Despite rejecting Justice Foster's reasoning, Justice Tatting cannot bring himself to reach the alternative view, that the defendants' convictions should be upheld. He states that "almost every consideration that bears on the decision of the case
is counterbalanced by an opposing consideration leading in the opposite direction." Concluding with a criticism of the prosecutor for deciding to bring the prosecution in the first place, the judge makes the "unprecedented" decision of withdrawing from the case.

===Opinion of Justice Keen===
The fourth opinion begins by excluding executive clemency and the morality of the defendants' actions as relevant factors to the court's deliberations. Rather, the question before the court is purely one of applying the legislation of Newgarth and determining whether the defendants wilfully took the life of Whetmore. He criticizes the other judges for failing to distinguish the legal from the moral aspects of the case. While he shares their preference that the defendants be spared from death, he respects the obligations of his office to put his "personal predilections" of what constitutes justice out of mind when interpreting and applying the law.

Justice Keen objects vehemently to Justice Foster's purposive approach allowing the plain words of the law to be ignored.

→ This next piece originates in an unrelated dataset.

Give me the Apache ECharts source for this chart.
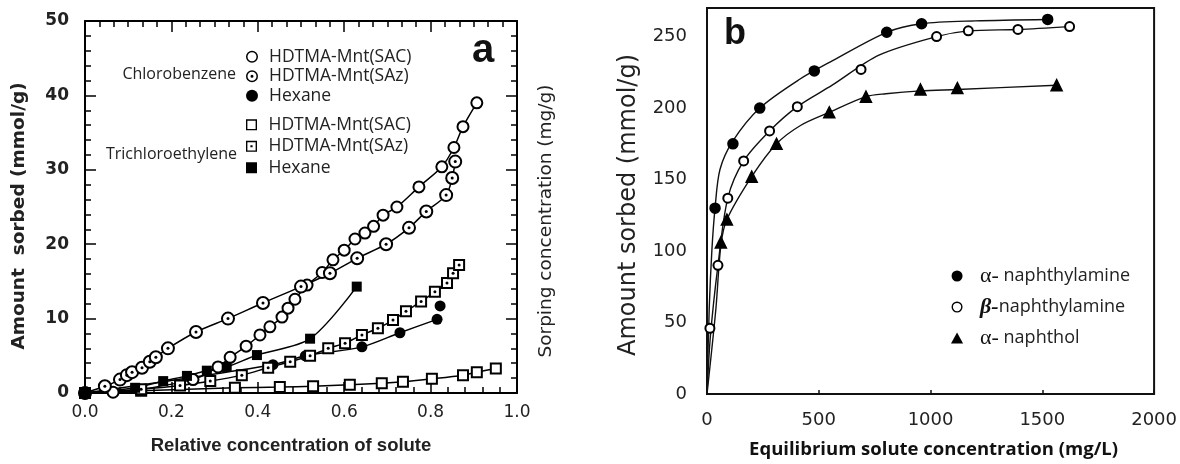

He emphasizes that laws may have many possible purposes, with difficulties arising in divining the actual "purpose" of a piece of legislation.

Justice Keen recalls that earlier instances of judicial activism in Newgarth had ultimately led to civil war, which established the supremacy of the legislature over the judiciary. He concludes by criticizing the courts' creation of the self-defense excuse, stating that waiting for the legislature to enact such revisions would have led to a stronger legal system.

===Opinion of Justice Handy===
In contrast to the other judges, Justice Handy prefers to use a "pragmatic, common-sense approach", rather than abstract legal theories, to resolve the case. He criticizes his colleagues' "obscuring curtain of legalisms" when the case simply requires the application of "practical wisdom" of "human realities". He emphasizes the need for the courts to maintain public confidence, which requires them to follow the 90% majority in favour of applying a token punishment or releasing the defendants altogether. He is prepared to use Justice Foster's purposive approach doctrine as the legal rationale.

Justice Handy notes that apart from the ambivalent Justice Tatting, the other judges share the majority public opinion. The judges voting to uphold the convictions simply differ from Justices Foster and Handy on whose role it is to spare the defendants from the death penalty.

==Similar real cases==
- R v Dudley and Stephens, an actual English criminal case from 1884 involving cannibalism at sea.
- The William Brown was a ship whose sinking led to several passengers being forced out of an overcrowded lifeboat to save the remaining passengers. It led to the case of United States v. Holmes, in which crewman Alexander Holmes was charged with murder and convicted of manslaughter for his actions, and jailed for six months.